I've calculated rigorously that the expectations for $n=1,2,3,4$ are $0,1,3,6$ respectively. For example, when $n=4$:

- One turn brings the balls to a 211 state (meaning 2 balls of one color and 1 ball each of two more colors).
- From a 211 state, there is a $2/5$ probability of going to another 211 state, a $2/5$ probability of going to a 31 state, and a $1/5$ probability of going to a 22 state.
- In other words, there is a $2/5$ probability of staying in the 211 state and a $3/5$ probability of leaving it; the expected number of turns it takes to leave the 211 state is thus $1/(1-2/5) = 5/3$. When it does leave, there's a $2/3$ probability of being in a 31 state and a $1/3$ probability of being in a 22 state.

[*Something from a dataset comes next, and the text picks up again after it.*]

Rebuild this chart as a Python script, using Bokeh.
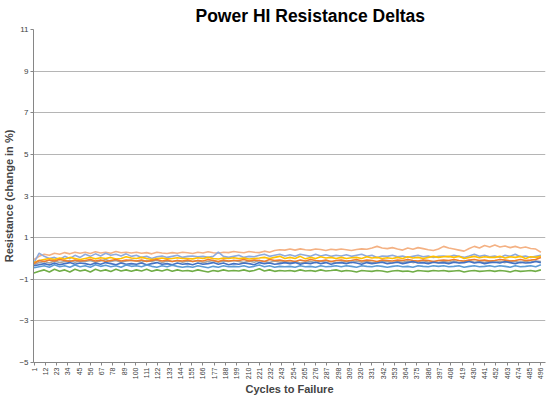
import math
from bokeh.plotting import figure
from bokeh.models import FixedTicker, Range1d
from bokeh.embed import file_html
from bokeh.resources import INLINE

title_text = "Power HI Resistance Deltas"
x_title = "Cycles to Failure"
y_title = "Resistance (change in %)"
cycles = list(range(1, 497, 5))
x_tick_labels = list(range(1, 497, 11))
y_ticks = [-5, -3, -1, 1, 3, 5, 7, 9, 11]

salmon = [-0.05, 0.1, 0.2, 0.15, 0.25, 0.2, 0.28, 0.22, 0.3, 0.25,
          0.3, 0.24, 0.32, 0.26, 0.3, 0.25, 0.33, 0.27, 0.3, 0.26,
          0.3, 0.25, 0.28, 0.22, 0.3, 0.26, 0.24, 0.28, 0.25, 0.3,
          0.27, 0.24, 0.3, 0.26, 0.32, 0.27, 0.25, 0.3, 0.28, 0.33,
          0.3, 0.27, 0.33, 0.3, 0.28, 0.35, 0.3, 0.38, 0.42, 0.4,
          0.45, 0.4, 0.46, 0.42, 0.4, 0.45, 0.43, 0.38, 0.44, 0.41,
          0.45, 0.42, 0.38, 0.43, 0.46, 0.44, 0.5, 0.58, 0.5, 0.47,
          0.52, 0.45, 0.4, 0.5, 0.44, 0.52, 0.47, 0.42, 0.38, 0.45,
          0.58, 0.5, 0.45, 0.4, 0.35, 0.48, 0.58, 0.5, 0.62, 0.55,
          0.65, 0.55, 0.6, 0.52, 0.58, 0.5, 0.55, 0.48, 0.45, 0.3]
periwinkle = [-0.2, 0.25, 0.1, 0.0, 0.05, -0.05, 0.1, 0.0, 0.15, 0.05,
              0.2, 0.1, 0.22, 0.12, 0.25, 0.15, 0.2, 0.12, 0.22, 0.1,
              0.15, 0.05, 0.1, 0.0, 0.08, 0.12, 0.05, 0.1, 0.15, 0.05,
              0.1, 0.12, 0.08, 0.1, 0.05, 0.1, 0.3, 0.1, 0.05, 0.1,
              0.15, 0.05, 0.1, 0.08, 0.15, 0.2, 0.1, 0.15, 0.2, 0.12,
              0.18, 0.1, 0.2, 0.15, 0.1, 0.2, 0.12, 0.18, 0.1, 0.15,
              0.12, 0.18, 0.1, 0.15, 0.2, 0.1, 0.15, 0.05, 0.12, 0.1,
              0.15, 0.08, 0.12, 0.05, 0.1, 0.15, 0.08, 0.12, 0.05, 0.1,
              0.12, 0.08, 0.15, 0.1, 0.05, 0.12, 0.2, 0.1, 0.15, 0.08,
              0.12, 0.05, 0.15, 0.1, 0.2, 0.08, 0.12, 0.05, 0.1, 0.15]
gold = [-0.2, -0.1, -0.05, 0.0, -0.05, 0.02, -0.03, 0.05, 0.0, -0.05,
        0.0, 0.05, -0.02, 0.03, 0.0, 0.05, -0.03, 0.0, 0.08, 0.02,
        0.0, 0.05, 0.0, -0.05, 0.0, 0.02, -0.02, 0.0, 0.03, 0.0,
        0.0, -0.02, 0.03, 0.0, 0.05, 0.0, -0.03, 0.02, 0.0, 0.03,
        0.0, 0.02, -0.03, 0.0, 0.02, 0.05, 0.0, 0.05, 0.1, 0.0,
        0.05, 0.0, 0.1, -0.02, 0.05, 0.0, 0.08, 0.02, 0.05, 0.0,
        0.05, 0.0, 0.03, 0.05, 0.0, 0.08, 0.02, 0.05, 0.0, 0.03,
        0.0, 0.05, 0.0, 0.08, 0.02, 0.05, 0.0, 0.05, 0.1, 0.05,
        0.08, 0.1, 0.05, 0.1, 0.0, 0.05, 0.1, 0.03, 0.08, 0.05,
        0.05, 0.1, 0.02, 0.08, 0.05, 0.1, 0.0, 0.08, 0.05, 0.1]
orange = [-0.25, -0.1, -0.15, -0.08, -0.12, -0.05, -0.1, -0.15, -0.08, -0.12,
          -0.1, -0.05, -0.12, -0.08, -0.15, -0.1, -0.05, -0.12, -0.08, -0.1,
          -0.12, -0.08, -0.15, -0.1, -0.05, -0.12, -0.08, -0.15, -0.1, -0.12,
          -0.08, -0.15, -0.1, -0.12, -0.05, -0.1, -0.15, -0.08, -0.12, -0.1,
          -0.1, -0.05, -0.12, -0.08, -0.1, -0.15, -0.05, -0.1, -0.08, -0.12,
          -0.1, -0.15, -0.08, -0.12, -0.05, -0.1, -0.12, -0.08, -0.15, -0.1,
          -0.08, -0.12, -0.1, -0.05, -0.12, -0.08, -0.1, -0.15, -0.08, -0.1,
          -0.12, -0.08, -0.1, -0.05, -0.1, -0.12, -0.08, -0.1, -0.15, -0.1,
          -0.08, -0.1, -0.05, -0.1, -0.12, -0.08, -0.05, -0.1, -0.08, -0.12,
          -0.1, -0.05, -0.08, -0.12, -0.1, -0.05, -0.1, -0.08, -0.05, 0.05]
gray = [-0.3, -0.2, -0.15, -0.22, -0.12, -0.2, -0.15, -0.1, -0.18, -0.12,
        -0.15, -0.1, -0.18, -0.12, -0.05, -0.15, -0.1, -0.18, -0.12, -0.08,
        -0.12, -0.18, -0.1, -0.15, -0.08, -0.2, -0.12, -0.15, -0.1, -0.18,
        -0.12, -0.15, -0.1, -0.2, -0.15, -0.1, -0.18, -0.12, -0.15, -0.1,
        -0.15, -0.2, -0.12, -0.18, -0.1, -0.15, -0.2, -0.12, -0.18, -0.15,
        -0.2, -0.15, -0.22, -0.18, -0.15, -0.2, -0.12, -0.18, -0.15, -0.2,
        -0.18, -0.15, -0.2, -0.12, -0.18, -0.15, -0.2, -0.18, -0.12, -0.15,
        -0.2, -0.15, -0.18, -0.12, -0.2, -0.15, -0.1, -0.18, -0.15, -0.2,
        -0.15, -0.18, -0.12, -0.2, -0.15, -0.1, -0.18, -0.15, -0.2, -0.12,
        -0.18, -0.15, -0.2, -0.12, -0.15, -0.2, -0.15, -0.18, -0.12, -0.15]
dark_blue = [-0.35, -0.3, -0.25, -0.32, -0.22, -0.3, -0.25, -0.2, -0.28, -0.22,
             -0.25, -0.3, -0.22, -0.28, -0.2, -0.25, -0.3, -0.22, -0.28, -0.25,
             -0.28, -0.22, -0.3, -0.25, -0.2, -0.28, -0.25, -0.3, -0.22, -0.28,
             -0.25, -0.3, -0.22, -0.28, -0.25, -0.2, -0.28, -0.22, -0.3, -0.25,
             -0.28, -0.22, -0.25, -0.3, -0.2, -0.25, -0.22, -0.28, -0.25, -0.2,
             -0.25, -0.2, -0.28, -0.22, -0.25, -0.18, -0.25, -0.2, -0.28, -0.22,
             -0.2, -0.25, -0.18, -0.22, -0.28, -0.2, -0.25, -0.22, -0.18, -0.25,
             -0.22, -0.18, -0.25, -0.2, -0.15, -0.22, -0.2, -0.25, -0.18, -0.22,
             -0.2, -0.25, -0.18, -0.22, -0.2, -0.15, -0.22, -0.18, -0.25, -0.2,
             -0.18, -0.22, -0.15, -0.2, -0.25, -0.18, -0.22, -0.2, -0.15, -0.2]
blue = [-0.45, -0.4, -0.35, -0.42, -0.3, -0.4, -0.35, -0.42, -0.32, -0.4,
        -0.35, -0.42, -0.3, -0.38, -0.33, -0.4, -0.35, -0.42, -0.32, -0.38,
        -0.35, -0.4, -0.32, -0.38, -0.42, -0.35, -0.4, -0.33, -0.38, -0.42,
        -0.38, -0.42, -0.35, -0.4, -0.45, -0.38, -0.42, -0.35, -0.4, -0.38,
        -0.4, -0.35, -0.42, -0.38, -0.32, -0.4, -0.35, -0.42, -0.38, -0.4,
        -0.38, -0.42, -0.35, -0.4, -0.38, -0.42, -0.35, -0.4, -0.38, -0.35,
        -0.4, -0.35, -0.38, -0.42, -0.35, -0.38, -0.4, -0.35, -0.38, -0.42,
        -0.38, -0.35, -0.4, -0.38, -0.42, -0.35, -0.38, -0.4, -0.35, -0.38,
        -0.35, -0.4, -0.38, -0.35, -0.42, -0.38, -0.35, -0.4, -0.38, -0.35,
        -0.4, -0.35, -0.38, -0.42, -0.35, -0.4, -0.38, -0.35, -0.4, -0.3]
green = [-0.7, -0.62, -0.55, -0.65, -0.52, -0.62, -0.55, -0.65, -0.52, -0.6,
         -0.55, -0.65, -0.52, -0.6, -0.55, -0.63, -0.52, -0.6, -0.55, -0.62,
         -0.55, -0.6, -0.52, -0.62, -0.55, -0.6, -0.53, -0.62, -0.55, -0.6,
         -0.58, -0.62, -0.55, -0.6, -0.65, -0.58, -0.62, -0.55, -0.6, -0.58,
         -0.6, -0.55, -0.62, -0.58, -0.5, -0.6, -0.55, -0.62, -0.58, -0.6,
         -0.58, -0.62, -0.55, -0.6, -0.58, -0.62, -0.55, -0.6, -0.58, -0.55,
         -0.62, -0.58, -0.6, -0.65, -0.58, -0.6, -0.62, -0.58, -0.6, -0.65,
         -0.6, -0.58, -0.62, -0.6, -0.65, -0.58, -0.6, -0.62, -0.58, -0.6,
         -0.58, -0.62, -0.6, -0.58, -0.65, -0.6, -0.58, -0.62, -0.6, -0.58,
         -0.62, -0.58, -0.6, -0.65, -0.58, -0.62, -0.6, -0.58, -0.62, -0.55]

series = [
    (salmon, "#F4B183"),
    (periwinkle, "#8FAADC"),
    (gray, "#A5A5A5"),
    (gold, "#FFC000"),
    (orange, "#ED7D31"),
    (dark_blue, "#4472C4"),
    (blue, "#5B9BD5"),
    (green, "#70AD47"),
]

FONT = "Liberation Sans"

p = figure(frame_width=512, frame_height=333, output_backend="svg", toolbar_location=None,
           x_range=Range1d(0.5, 500.5), y_range=Range1d(-5, 11),
           min_border_left=0, min_border_right=5, min_border_top=0, min_border_bottom=0)

p.title.text = title_text
p.title.text_font = FONT
p.title.text_font_size = "17.5px"
p.title.text_font_style = "bold"
p.title.align = "left"
p.title.offset = 162
p.title.standoff = 7
p.title.text_color = "#000000"

for vals, col in series:
    p.line(cycles, vals, line_color=col, line_width=1.6)

p.outline_line_color = None
p.xgrid.grid_line_color = None
p.ygrid.grid_line_color = "#B5B5B5"
p.ygrid.grid_line_width = 1
p.ygrid.ticker = FixedTicker(ticks=y_ticks)

p.yaxis.ticker = FixedTicker(ticks=y_ticks)
p.yaxis.axis_label = y_title
p.yaxis.axis_label_text_font = FONT
p.yaxis.axis_label_text_font_size = "11px"
p.yaxis.axis_label_text_font_style = "bold"
p.yaxis.axis_label_standoff = 1
p.yaxis.major_label_text_font = FONT
p.yaxis.major_label_text_font_size = "8px"
p.yaxis.major_label_text_color = "#404040"
p.yaxis.axis_line_color = "#868686"
p.yaxis.major_tick_line_color = "#868686"
p.yaxis.major_tick_out = 3
p.yaxis.major_tick_in = 0
p.yaxis.minor_tick_line_color = None
p.yaxis.major_label_standoff = 2

p.xaxis.ticker = FixedTicker(ticks=x_tick_labels)
p.xaxis.axis_label = x_title
p.xaxis.axis_label_text_font = FONT
p.xaxis.axis_label_text_font_size = "11px"
p.xaxis.axis_label_text_font_style = "bold"
p.xaxis.axis_label_standoff = 1
p.xaxis.major_label_text_font = FONT
p.xaxis.major_label_text_font_size = "7px"
p.xaxis.major_label_text_color = "#404040"
p.xaxis.major_label_orientation = math.pi / 2
p.xaxis.major_label_standoff = 2
p.xaxis.axis_line_color = "#868686"
p.xaxis.major_tick_line_color = "#868686"
p.xaxis.major_tick_out = 3
p.xaxis.major_tick_in = 0
p.xaxis.minor_tick_line_color = None

open("out.html", "w").write(file_html(p, INLINE))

- By Gambler's Ruin, the expected number of turns to go from the 22 state to the 4 state is $2(4-2)=4$, while the expected number of turns to go from the 31 state to the 4 state is $3(4-3)=3$.

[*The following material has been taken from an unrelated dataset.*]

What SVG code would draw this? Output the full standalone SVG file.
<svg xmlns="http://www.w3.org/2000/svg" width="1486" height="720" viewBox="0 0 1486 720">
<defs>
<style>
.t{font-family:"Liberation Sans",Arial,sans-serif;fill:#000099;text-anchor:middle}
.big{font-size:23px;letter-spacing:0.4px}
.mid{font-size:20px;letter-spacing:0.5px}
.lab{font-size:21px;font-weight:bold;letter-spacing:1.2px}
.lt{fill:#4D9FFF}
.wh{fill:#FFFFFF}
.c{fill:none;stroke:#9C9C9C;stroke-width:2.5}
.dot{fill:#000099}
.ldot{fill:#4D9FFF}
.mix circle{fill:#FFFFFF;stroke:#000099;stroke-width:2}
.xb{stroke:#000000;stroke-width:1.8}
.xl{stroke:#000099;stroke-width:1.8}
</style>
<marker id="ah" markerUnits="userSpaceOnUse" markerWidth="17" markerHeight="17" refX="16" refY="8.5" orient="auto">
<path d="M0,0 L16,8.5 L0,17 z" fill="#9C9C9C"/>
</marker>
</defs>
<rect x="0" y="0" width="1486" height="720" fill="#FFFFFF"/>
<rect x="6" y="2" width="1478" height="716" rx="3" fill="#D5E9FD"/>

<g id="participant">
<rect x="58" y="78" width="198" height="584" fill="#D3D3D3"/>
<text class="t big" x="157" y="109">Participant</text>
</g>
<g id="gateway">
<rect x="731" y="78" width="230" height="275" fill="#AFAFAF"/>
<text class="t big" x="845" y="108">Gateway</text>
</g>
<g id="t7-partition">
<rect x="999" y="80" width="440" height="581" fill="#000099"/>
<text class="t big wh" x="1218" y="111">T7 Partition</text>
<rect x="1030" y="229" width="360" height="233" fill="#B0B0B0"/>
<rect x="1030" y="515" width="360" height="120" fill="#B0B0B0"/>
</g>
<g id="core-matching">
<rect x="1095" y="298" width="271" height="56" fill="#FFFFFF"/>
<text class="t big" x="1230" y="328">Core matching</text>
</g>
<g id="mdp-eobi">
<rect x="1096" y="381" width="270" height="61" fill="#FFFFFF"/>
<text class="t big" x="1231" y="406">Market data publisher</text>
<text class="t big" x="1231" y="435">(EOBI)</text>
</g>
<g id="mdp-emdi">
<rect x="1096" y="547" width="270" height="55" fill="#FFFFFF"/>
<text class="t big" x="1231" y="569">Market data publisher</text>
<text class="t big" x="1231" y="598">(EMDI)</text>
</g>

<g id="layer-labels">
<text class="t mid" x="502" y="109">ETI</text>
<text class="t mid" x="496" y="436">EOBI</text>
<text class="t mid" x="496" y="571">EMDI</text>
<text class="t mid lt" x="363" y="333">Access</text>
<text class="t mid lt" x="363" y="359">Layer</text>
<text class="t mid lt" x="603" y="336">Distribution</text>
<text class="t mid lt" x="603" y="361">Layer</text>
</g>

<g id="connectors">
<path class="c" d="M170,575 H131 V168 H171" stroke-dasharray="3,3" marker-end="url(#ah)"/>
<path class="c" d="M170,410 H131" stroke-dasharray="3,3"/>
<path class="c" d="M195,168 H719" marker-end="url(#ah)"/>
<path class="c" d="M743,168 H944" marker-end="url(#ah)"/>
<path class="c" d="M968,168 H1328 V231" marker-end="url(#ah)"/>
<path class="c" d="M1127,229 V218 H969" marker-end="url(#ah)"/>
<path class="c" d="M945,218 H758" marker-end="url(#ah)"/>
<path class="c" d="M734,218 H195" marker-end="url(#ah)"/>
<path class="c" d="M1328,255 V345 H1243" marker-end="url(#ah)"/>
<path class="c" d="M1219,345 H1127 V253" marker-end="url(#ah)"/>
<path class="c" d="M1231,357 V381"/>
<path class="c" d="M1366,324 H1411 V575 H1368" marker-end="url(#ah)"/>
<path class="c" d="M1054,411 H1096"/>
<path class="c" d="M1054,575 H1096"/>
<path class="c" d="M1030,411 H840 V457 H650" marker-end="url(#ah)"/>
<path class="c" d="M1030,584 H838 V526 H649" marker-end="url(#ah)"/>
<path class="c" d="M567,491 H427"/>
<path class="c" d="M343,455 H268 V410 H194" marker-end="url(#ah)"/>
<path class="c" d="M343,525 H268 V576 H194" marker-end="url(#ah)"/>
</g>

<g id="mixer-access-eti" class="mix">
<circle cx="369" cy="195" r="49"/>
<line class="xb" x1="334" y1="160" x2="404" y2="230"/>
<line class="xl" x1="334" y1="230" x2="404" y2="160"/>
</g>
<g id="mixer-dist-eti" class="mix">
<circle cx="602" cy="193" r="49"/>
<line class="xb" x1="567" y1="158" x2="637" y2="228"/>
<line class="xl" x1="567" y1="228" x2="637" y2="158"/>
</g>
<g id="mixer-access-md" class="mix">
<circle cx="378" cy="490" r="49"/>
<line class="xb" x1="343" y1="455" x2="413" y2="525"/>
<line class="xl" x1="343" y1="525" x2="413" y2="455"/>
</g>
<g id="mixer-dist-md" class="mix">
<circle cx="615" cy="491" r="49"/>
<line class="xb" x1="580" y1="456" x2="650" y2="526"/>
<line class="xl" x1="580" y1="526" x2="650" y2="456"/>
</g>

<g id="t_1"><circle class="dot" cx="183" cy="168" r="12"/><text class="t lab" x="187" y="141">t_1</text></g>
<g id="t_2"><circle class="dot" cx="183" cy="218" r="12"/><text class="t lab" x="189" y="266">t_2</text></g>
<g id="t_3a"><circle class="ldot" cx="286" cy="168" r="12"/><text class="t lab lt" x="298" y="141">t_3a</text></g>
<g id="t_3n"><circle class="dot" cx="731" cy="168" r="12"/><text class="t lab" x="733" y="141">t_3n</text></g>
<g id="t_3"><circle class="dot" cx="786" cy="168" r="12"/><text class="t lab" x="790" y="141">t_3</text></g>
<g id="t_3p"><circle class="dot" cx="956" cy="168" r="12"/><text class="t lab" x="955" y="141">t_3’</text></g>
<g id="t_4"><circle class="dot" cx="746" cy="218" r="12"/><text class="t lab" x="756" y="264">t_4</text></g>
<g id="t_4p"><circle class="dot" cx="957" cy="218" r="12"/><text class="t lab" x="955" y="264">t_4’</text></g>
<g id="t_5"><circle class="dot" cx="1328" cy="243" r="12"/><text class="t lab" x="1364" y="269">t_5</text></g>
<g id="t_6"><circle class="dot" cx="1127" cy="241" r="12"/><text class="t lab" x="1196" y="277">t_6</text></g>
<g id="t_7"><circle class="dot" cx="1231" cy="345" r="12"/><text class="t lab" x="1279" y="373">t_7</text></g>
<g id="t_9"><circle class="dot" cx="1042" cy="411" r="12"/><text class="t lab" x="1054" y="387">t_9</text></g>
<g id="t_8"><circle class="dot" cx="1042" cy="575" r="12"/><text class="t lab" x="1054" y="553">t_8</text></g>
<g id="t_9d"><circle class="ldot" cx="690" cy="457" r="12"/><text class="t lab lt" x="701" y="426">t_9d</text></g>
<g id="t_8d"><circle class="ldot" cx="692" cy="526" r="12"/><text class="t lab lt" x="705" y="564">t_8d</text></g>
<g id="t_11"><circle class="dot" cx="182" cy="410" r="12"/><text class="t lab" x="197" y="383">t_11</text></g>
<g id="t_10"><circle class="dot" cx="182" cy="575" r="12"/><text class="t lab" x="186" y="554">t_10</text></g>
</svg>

- Therefore, the total expected number of turns for the $n=4$ game is $1 + 5/3 + (\frac23\cdot 3 + \frac13\cdot 4) = 6$.

Moreover, I've run simulations for $n=5,6,7$. The data strongly suggests that the expectations are $10,15,21$ respectively.

I am thus persuaded to conjecture that the expected stopping time for $n$ balls in general is exactly $\binom n2 = n(n-1)/2$.